• Aim:
Check every line of the material below for the string "with", and return the ones that have it.

• Data section:
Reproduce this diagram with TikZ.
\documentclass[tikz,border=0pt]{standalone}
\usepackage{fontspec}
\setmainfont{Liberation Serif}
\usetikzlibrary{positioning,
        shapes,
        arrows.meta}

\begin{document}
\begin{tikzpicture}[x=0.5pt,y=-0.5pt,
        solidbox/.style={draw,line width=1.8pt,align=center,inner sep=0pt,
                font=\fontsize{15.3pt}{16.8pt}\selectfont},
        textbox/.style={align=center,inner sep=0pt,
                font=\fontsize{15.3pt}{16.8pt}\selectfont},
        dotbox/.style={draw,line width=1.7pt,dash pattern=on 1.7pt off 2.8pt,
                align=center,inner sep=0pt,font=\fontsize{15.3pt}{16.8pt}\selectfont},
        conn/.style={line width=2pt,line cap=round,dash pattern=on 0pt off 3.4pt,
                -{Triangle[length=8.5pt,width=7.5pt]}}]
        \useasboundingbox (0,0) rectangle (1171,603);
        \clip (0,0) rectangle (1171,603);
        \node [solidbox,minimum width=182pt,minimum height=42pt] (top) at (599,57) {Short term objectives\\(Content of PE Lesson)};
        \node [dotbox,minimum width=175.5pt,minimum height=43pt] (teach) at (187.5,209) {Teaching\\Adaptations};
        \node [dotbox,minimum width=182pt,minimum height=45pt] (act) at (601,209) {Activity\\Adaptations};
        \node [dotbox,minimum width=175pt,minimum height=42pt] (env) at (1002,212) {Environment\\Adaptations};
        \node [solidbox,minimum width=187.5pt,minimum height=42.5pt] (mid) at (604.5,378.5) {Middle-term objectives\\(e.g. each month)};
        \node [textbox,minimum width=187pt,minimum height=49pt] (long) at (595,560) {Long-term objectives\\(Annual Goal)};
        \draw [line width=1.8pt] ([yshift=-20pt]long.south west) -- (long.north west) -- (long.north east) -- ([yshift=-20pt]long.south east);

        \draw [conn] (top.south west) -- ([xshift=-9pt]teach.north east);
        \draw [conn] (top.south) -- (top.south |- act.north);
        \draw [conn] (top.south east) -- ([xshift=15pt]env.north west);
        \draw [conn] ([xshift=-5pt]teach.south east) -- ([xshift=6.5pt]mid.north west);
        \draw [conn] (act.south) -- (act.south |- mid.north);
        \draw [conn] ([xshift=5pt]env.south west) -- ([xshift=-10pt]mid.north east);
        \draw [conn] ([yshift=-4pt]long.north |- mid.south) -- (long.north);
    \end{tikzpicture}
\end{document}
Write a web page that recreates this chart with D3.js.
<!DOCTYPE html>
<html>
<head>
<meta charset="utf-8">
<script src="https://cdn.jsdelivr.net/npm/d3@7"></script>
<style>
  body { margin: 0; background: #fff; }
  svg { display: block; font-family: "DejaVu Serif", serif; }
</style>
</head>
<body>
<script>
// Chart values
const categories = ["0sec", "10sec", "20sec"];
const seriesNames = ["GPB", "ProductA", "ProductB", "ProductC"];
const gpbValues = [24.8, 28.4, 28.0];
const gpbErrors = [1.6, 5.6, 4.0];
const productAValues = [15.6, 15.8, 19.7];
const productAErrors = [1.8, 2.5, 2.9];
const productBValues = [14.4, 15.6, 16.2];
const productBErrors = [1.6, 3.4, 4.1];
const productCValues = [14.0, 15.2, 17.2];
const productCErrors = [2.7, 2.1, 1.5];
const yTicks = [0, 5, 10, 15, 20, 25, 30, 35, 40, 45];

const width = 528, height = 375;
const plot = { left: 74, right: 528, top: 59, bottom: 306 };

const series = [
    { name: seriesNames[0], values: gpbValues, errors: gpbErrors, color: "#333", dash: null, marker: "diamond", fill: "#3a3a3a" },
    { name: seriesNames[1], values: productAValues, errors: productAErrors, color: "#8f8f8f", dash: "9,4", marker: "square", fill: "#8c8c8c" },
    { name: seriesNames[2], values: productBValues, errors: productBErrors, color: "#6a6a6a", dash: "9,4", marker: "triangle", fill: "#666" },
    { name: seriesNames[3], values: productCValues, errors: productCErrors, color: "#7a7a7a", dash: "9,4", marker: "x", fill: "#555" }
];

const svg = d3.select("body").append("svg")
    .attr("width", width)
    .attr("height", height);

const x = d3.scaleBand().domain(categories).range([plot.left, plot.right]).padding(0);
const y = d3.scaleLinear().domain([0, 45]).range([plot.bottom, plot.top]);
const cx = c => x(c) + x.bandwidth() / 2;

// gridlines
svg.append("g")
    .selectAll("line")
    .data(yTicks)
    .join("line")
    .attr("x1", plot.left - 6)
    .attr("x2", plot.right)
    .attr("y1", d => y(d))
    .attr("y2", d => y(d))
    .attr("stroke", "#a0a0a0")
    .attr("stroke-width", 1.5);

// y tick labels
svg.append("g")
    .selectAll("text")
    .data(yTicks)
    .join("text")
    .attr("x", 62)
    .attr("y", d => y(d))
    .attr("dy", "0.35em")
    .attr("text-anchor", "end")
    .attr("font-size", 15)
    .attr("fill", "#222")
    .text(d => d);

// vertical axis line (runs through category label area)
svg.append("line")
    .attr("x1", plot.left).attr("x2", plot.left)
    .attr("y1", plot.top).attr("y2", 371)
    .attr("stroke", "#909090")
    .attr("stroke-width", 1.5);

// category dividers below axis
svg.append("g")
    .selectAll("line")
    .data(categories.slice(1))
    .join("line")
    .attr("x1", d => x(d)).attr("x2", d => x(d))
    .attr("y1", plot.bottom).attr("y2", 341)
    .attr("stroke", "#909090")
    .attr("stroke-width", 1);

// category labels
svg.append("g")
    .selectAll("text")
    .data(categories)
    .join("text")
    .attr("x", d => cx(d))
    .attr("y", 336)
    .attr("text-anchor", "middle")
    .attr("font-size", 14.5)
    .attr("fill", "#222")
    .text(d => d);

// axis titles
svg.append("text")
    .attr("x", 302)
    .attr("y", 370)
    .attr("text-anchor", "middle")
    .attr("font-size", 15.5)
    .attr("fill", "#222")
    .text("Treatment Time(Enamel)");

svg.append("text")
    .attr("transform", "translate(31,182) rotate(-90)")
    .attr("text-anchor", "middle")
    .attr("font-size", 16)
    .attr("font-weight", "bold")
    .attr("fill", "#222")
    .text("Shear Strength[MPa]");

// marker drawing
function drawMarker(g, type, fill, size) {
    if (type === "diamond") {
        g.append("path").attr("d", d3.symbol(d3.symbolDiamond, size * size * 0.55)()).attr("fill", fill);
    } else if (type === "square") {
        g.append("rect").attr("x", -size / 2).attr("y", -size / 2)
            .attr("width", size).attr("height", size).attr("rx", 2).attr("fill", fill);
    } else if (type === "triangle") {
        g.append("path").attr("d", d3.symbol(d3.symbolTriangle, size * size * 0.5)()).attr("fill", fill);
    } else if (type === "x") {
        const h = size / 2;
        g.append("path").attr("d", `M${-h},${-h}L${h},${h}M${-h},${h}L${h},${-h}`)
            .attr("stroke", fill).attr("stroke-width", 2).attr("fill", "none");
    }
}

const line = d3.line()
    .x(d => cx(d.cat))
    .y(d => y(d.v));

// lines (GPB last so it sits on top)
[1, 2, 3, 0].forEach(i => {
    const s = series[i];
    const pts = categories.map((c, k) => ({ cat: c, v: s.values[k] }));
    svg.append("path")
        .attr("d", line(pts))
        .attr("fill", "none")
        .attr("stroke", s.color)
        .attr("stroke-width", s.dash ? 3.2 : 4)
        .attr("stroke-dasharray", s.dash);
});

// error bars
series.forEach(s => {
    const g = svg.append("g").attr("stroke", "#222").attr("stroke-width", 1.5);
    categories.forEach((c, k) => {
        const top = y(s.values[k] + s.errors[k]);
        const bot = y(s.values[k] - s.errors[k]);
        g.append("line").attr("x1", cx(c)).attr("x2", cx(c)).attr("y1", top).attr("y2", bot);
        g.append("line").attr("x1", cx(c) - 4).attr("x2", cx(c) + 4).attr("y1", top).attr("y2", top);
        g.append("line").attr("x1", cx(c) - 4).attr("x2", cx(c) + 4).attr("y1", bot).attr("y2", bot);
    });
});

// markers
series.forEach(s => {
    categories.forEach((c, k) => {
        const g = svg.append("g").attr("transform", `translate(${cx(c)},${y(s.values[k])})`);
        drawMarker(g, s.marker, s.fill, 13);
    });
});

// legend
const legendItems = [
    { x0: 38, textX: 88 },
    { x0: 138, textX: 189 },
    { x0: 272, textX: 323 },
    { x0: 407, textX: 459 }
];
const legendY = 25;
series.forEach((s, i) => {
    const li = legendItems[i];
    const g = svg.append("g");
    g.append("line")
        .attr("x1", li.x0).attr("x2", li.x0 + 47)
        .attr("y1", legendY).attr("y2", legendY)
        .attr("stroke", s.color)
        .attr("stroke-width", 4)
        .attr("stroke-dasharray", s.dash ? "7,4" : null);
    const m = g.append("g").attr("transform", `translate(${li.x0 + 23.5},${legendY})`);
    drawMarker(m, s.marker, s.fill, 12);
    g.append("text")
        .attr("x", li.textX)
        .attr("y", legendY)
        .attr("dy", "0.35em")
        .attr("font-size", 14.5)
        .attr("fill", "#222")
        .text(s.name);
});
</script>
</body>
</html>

• Result:
Reproduce this diagram with TikZ.
Write a web page that recreates this chart with D3.js.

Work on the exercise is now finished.